Biola’s athletic events have APU seeing red.
More specifically, they’re seeing the mass of “Red Sea” shirts that Biola Associated Students has distributed to students this year. Notable throughout the stands during Thursday’s playoff basketball game, the shirts have become widespread enough to make the campus look like an enormous game of Risk.
Sophomore Brianna Stewart, AS Social Board chair, says that the shirts are designed to play in with the “unity through athletics” theme that the social board is trying to promote this year. The idea for the shirts was originally suggested by Mike Morin, the AS athletic director, whose roommate suggested the concept to him.
Ryan Armstrong, a Biola alum, and his company, Apparel Merchants, designed the shirts based on the idea he was given from the initial plans. Social Board then pitched the concept to AS, which approved it. Stewart says that she thinks the shirts “bring a lot to athletics and (are) what the Spirit Board is really about.” That is, bringing the school together to cheer on their teams.
Unfortunately, although the shirts have grown exponentially in popularity, there’s been backlash among some students about the design. Freshman Sith Riantawan thinks the idea is clever, but not necessarily a good one.

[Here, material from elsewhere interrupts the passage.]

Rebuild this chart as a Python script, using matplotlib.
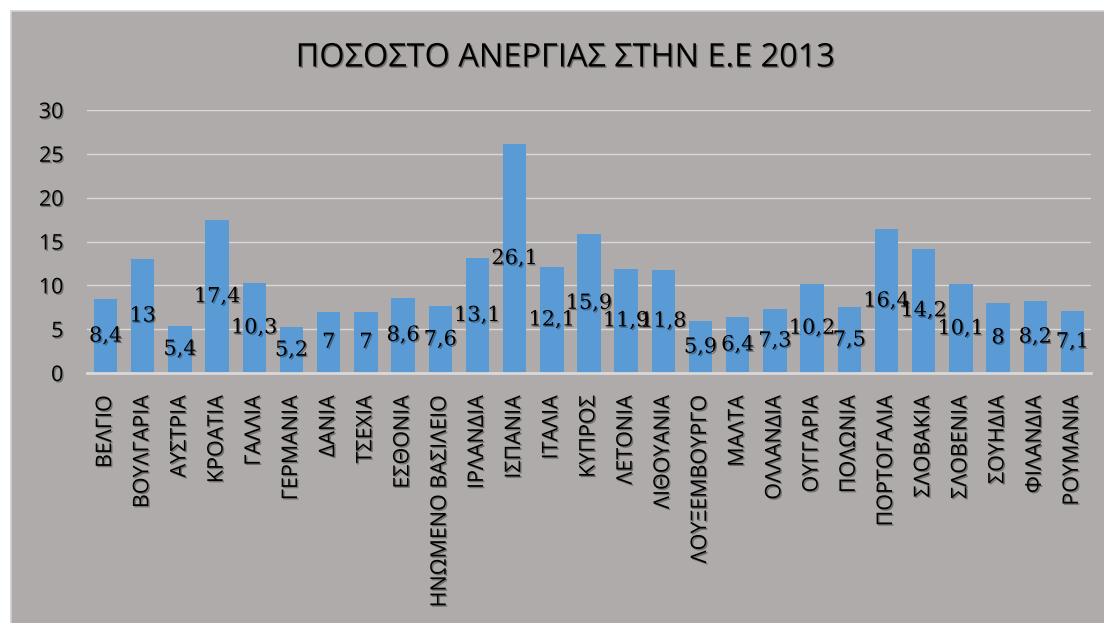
import matplotlib
matplotlib.use('Agg')
import matplotlib.pyplot as plt
import matplotlib.patheffects as pe
from matplotlib.patches import Rectangle

countries = ['ΒΕΛΓΙΟ', 'ΒΟΥΛΓΑΡΙΑ', 'ΑΥΣΤΡΙΑ', 'ΚΡΟΑΤΙΑ', 'ΓΑΛΛΙΑ', 'ΓΕΡΜΑΝΙΑ',
             'ΔΑΝΙΑ', 'ΤΣΕΧΙΑ', 'ΕΣΘΟΝΙΑ', 'ΗΝΩΜΕΝΟ ΒΑΣΙΛΕΙΟ', 'ΙΡΛΑΝΔΙΑ', 'ΙΣΠΑΝΙΑ',
             'ΙΤΑΛΙΑ', 'ΚΥΠΡΟΣ', 'ΛΕΤΟΝΙΑ', 'ΛΙΘΟΥΑΝΙΑ', 'ΛΟΥΞΕΜΒΟΥΡΓΟ', 'ΜΑΛΤΑ',
             'ΟΛΛΑΝΔΙΑ', 'ΟΥΓΓΑΡΙΑ', 'ΠΟΛΩΝΙΑ', 'ΠΟΡΤΟΓΑΛΙΑ', 'ΣΛΟΒΑΚΙΑ', 'ΣΛΟΒΕΝΙΑ',
             'ΣΟΥΗΔΙΑ', 'ΦΙΛΑΝΔΙΑ', 'ΡΟΥΜΑΝΙΑ']
unemployment = [8.4, 13, 5.4, 17.4, 10.3, 5.2, 7, 7, 8.6, 7.6, 13.1, 26.1,
                12.1, 15.9, 11.9, 11.8, 5.9, 6.4, 7.3, 10.2, 7.5, 16.4, 14.2, 10.1,
                8, 8.2, 7.1]
yticks = [0, 5, 10, 15, 20, 25, 30]

bg = '#afabab'
shadow = [pe.withSimplePatchShadow(offset=(1, -1), shadow_rgbFace='black', alpha=0.35)]

fig = plt.figure(figsize=(11.04, 6.23), dpi=100)
fig.patch.set_facecolor('white')
# chart area (gray panel with a thin light border), behind the axes
panel = Rectangle((11 / 1104, -0.01), 1.01, 1.01 - 11 / 623,
                  transform=fig.transFigure, facecolor=bg,
                  edgecolor='#d0d0d0', linewidth=1.2, zorder=-1)
fig.patches.append(panel)

ax = fig.add_axes([87 / 1104, 1 - 373 / 623, (1091 - 87) / 1104, (373 - 110) / 623])
ax.patch.set_alpha(0)

x = range(len(countries))
ax.bar(x, unemployment, width=0.63, color='#5b9bd5', zorder=2)

ax.set_xlim(-0.5, len(countries) - 0.5)
ax.set_ylim(0, 30)
ax.set_yticks(yticks)
ax.set_yticklabels([str(t) for t in yticks], fontsize=15.5, family='Open Sans',
                   color='black')
ax.yaxis.grid(True, color='#d9d9d9', linewidth=1, zorder=1)
ax.set_axisbelow(True)
for s in ['top', 'right', 'left']:
    ax.spines[s].set_visible(False)
ax.spines['bottom'].set_color('#d9d9d9')
ax.spines['bottom'].set_linewidth(2)
ax.tick_params(axis='both', length=0)
ax.tick_params(axis='y', pad=17)
ax.tick_params(axis='x', pad=16)

ax.set_xticks(list(x))
ax.set_xticklabels(countries, rotation=90, fontsize=15.5, family='Open Sans',
                   va='top', ha='center', color='black')
for lbl in ax.get_xticklabels() + ax.get_yticklabels():
    lbl.set_path_effects(shadow)

# data labels in the middle of each bar
for i, v in enumerate(unemployment):
    txt = ('%g' % v).replace('.', ',')
    ax.text(i, v / 2, txt, ha='center', va='center', fontsize=15,
            family='DejaVu Serif', color='black', zorder=3, path_effects=shadow)

fig.text(565 / 1104, 1 - 58 / 623, 'ΠΟΣΟΣΤΟ ΑΝΕΡΓΙΑΣ ΣΤΗΝ Ε.Ε 2013', ha='center',
         va='center', fontsize=23.4, family='Open Sans', color='black',
         path_effects=shadow)

fig.savefig('out.png', dpi=100, facecolor=fig.get_facecolor())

The shirts – on the off chance that anyone on campus hasn’t seen them – are bright red with the words “The Red Sea” on the front. The reverse has a picture of an eagle dressed in robes, along with a quotation from Exodus 14:27, which reads, “They tried to run away, but the Lord drowned them in the sea.”
“In the story, the Egyptians represent the world,” Riantawan explains, “So we’re implying that APU [or whoever else we’re playing against] is the world, even though we’re all God’s people.”
Stewart really thinks the shirts have been taken too seriously, and explains that, for example, the eagle as Moses is “not sacrilegious, but just trying to go along with the Biola eagle. We’re not putting them in the same category.”
Riantawan doesn’t care about the possible implications of the Moses eagle, but in reference to the verse he says he is “not so cool with sacrilegious things. I don’t think that making light of something God has done is a good idea,” he said. “That might be seen as extreme, but I’m OK with that.”
Other students see the issue differently.
“The shirts aren’t a bad idea because they’re controversial,” says junior Staci Bell, “It’s because they look stupid.”
Stewart emphasizes that the point of the shirts is to be worn at games, and only at games.
“It’s specifically to create atmosphere,” Stewart said.
The widespread use of the shirts at the Biola homecoming game, along with most games both on and off campus speaks to the unity that the shirts seem to effectively bring.
Still, the issue remains. Are these shirts good, bad, or ugly?
Perhaps more students should stop and consider the perspective of junior Jonathan Mueller, who observes that there may be a problem inherent in the marketing.
“The shirts are kind of a dud,” Mueller notes. “Because the Red Sea can be parted.”